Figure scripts
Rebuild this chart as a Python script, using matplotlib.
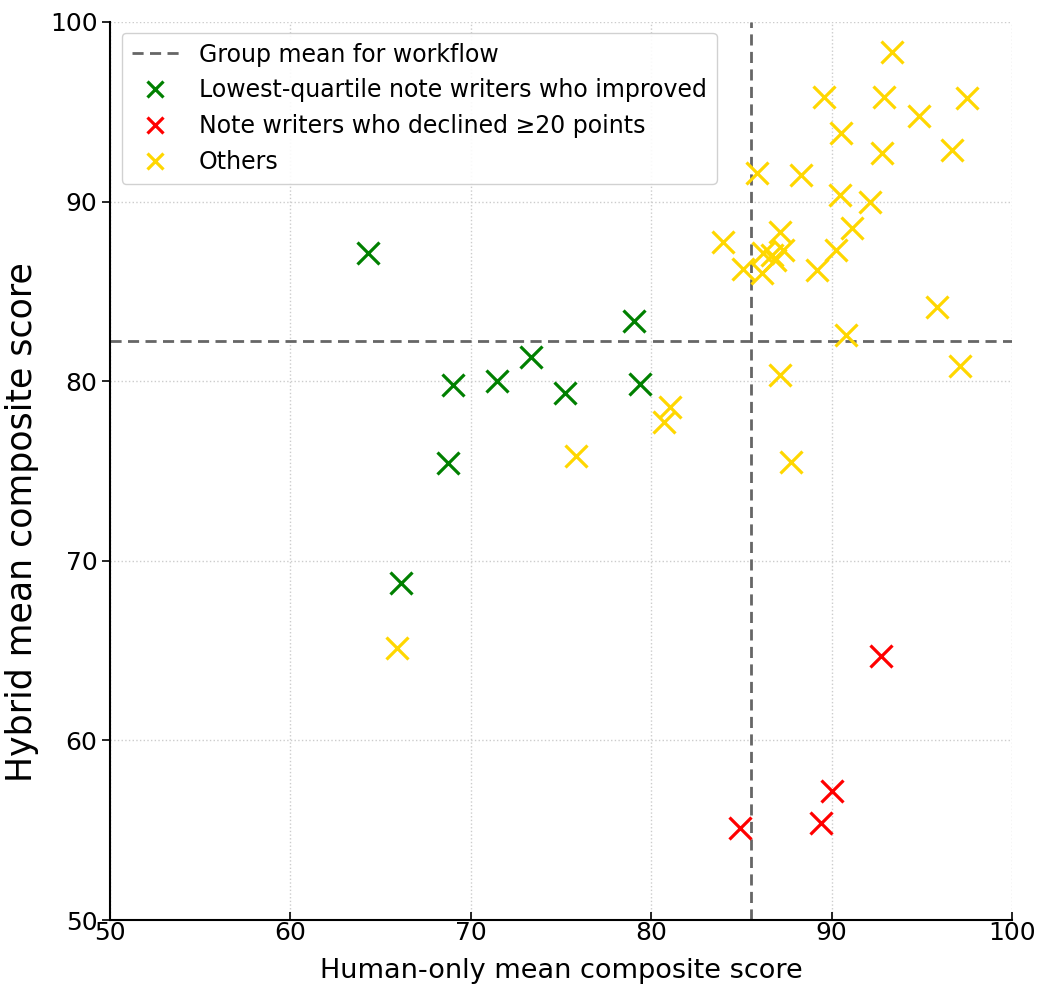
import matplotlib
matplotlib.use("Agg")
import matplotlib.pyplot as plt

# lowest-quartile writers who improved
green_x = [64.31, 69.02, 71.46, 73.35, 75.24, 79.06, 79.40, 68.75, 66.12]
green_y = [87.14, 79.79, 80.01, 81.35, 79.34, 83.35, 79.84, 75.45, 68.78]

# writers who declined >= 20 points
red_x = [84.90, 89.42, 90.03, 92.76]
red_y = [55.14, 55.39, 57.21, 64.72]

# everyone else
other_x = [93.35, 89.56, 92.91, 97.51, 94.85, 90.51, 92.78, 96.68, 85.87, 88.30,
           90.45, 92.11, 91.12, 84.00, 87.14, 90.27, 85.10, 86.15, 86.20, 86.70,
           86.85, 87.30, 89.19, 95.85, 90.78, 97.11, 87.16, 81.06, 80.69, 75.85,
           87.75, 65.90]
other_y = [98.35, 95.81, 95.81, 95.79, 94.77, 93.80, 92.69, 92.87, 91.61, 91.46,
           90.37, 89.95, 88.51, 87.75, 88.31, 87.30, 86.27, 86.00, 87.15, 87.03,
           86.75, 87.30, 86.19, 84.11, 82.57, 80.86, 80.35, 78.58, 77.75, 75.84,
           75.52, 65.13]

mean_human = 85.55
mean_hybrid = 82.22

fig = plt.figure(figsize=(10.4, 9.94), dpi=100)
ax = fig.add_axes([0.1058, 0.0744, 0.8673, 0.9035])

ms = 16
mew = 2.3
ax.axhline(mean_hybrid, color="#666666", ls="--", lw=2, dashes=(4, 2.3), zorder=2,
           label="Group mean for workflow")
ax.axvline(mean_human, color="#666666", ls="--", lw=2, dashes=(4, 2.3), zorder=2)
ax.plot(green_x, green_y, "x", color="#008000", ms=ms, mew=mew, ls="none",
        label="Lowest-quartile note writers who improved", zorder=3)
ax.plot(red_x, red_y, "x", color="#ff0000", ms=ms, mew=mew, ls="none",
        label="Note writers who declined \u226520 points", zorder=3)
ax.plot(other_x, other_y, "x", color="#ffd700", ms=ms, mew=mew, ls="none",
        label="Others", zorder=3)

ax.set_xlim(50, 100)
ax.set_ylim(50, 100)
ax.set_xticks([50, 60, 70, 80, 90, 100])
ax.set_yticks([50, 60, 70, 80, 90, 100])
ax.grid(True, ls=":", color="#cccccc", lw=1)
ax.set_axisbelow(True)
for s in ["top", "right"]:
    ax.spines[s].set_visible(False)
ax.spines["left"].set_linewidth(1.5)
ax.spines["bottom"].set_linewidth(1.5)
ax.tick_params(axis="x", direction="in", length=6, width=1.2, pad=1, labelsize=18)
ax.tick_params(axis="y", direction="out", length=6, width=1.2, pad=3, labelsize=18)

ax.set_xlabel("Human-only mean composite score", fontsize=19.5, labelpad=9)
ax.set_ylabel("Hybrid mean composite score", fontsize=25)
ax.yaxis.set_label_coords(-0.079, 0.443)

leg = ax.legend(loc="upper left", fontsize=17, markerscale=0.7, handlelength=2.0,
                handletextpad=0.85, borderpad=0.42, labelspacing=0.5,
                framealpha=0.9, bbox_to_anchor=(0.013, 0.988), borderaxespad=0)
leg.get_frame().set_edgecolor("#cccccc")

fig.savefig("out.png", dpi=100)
---
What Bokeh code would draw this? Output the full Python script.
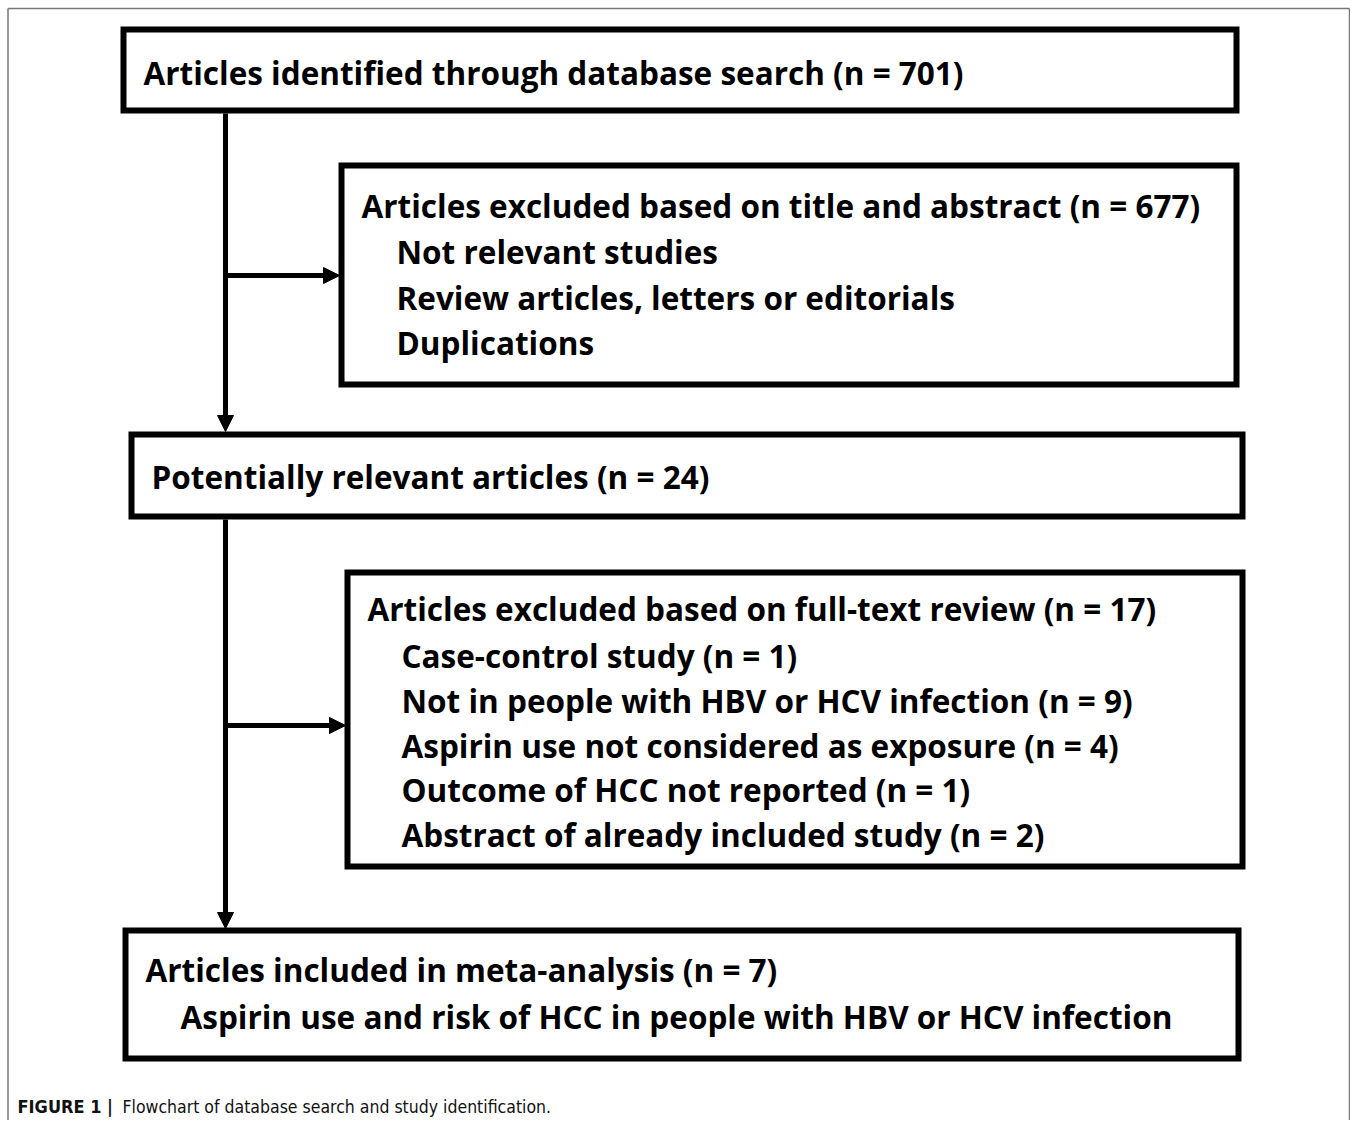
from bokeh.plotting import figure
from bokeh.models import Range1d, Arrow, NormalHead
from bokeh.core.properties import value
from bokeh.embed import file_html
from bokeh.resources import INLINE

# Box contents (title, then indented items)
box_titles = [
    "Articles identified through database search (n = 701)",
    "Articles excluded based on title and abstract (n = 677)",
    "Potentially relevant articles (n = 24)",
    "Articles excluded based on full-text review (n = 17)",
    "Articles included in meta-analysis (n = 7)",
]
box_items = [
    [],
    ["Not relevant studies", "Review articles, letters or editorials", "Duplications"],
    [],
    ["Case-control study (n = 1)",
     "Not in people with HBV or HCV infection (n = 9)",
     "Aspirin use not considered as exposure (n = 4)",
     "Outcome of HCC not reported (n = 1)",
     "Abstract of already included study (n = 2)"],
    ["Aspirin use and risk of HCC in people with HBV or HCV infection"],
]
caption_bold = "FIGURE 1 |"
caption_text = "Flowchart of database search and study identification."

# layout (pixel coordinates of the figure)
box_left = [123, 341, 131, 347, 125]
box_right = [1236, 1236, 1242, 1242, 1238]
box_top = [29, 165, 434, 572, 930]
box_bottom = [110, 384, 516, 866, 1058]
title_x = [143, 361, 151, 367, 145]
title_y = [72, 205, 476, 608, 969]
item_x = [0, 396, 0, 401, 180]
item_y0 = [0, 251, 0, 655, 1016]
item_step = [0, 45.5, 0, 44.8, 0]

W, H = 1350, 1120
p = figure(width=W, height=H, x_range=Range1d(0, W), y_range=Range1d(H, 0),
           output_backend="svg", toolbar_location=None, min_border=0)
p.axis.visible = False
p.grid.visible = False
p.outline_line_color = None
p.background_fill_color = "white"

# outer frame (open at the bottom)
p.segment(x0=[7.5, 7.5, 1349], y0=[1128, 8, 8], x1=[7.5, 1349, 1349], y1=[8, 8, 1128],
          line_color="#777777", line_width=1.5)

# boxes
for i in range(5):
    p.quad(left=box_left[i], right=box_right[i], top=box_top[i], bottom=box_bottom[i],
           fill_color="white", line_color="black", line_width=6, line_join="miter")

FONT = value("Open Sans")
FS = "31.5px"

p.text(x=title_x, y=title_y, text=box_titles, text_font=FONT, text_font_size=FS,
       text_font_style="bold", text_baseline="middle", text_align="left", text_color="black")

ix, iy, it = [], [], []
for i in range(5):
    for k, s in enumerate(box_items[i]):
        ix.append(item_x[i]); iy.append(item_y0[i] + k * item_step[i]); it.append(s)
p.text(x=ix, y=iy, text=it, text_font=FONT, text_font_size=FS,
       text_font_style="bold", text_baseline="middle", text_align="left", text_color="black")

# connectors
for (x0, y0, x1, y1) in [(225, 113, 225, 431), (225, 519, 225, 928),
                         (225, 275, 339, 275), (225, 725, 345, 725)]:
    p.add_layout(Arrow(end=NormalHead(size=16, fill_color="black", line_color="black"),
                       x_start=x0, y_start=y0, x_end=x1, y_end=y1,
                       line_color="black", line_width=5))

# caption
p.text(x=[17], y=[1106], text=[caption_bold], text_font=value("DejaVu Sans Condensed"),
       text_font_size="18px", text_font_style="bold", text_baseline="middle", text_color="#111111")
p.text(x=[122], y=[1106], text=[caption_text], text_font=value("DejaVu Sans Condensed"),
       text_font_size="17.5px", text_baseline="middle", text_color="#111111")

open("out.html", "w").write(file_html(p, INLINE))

### PROBLEM STATEMENT:
Repeat the lines above exactly, beginning with the one containing "Rebuild this chart" and finishing with the one containing "red_y = [55.14, 55.39, 57.21, 64.72]". No pictures belong in the copy.

### COMPLETE OUTPUT:
Rebuild this chart as a Python script, using matplotlib.
import matplotlib
matplotlib.use("Agg")
import matplotlib.pyplot as plt

# lowest-quartile writers who improved
green_x = [64.31, 69.02, 71.46, 73.35, 75.24, 79.06, 79.40, 68.75, 66.12]
green_y = [87.14, 79.79, 80.01, 81.35, 79.34, 83.35, 79.84, 75.45, 68.78]

# writers who declined >= 20 points
red_x = [84.90, 89.42, 90.03, 92.76]
red_y = [55.14, 55.39, 57.21, 64.72]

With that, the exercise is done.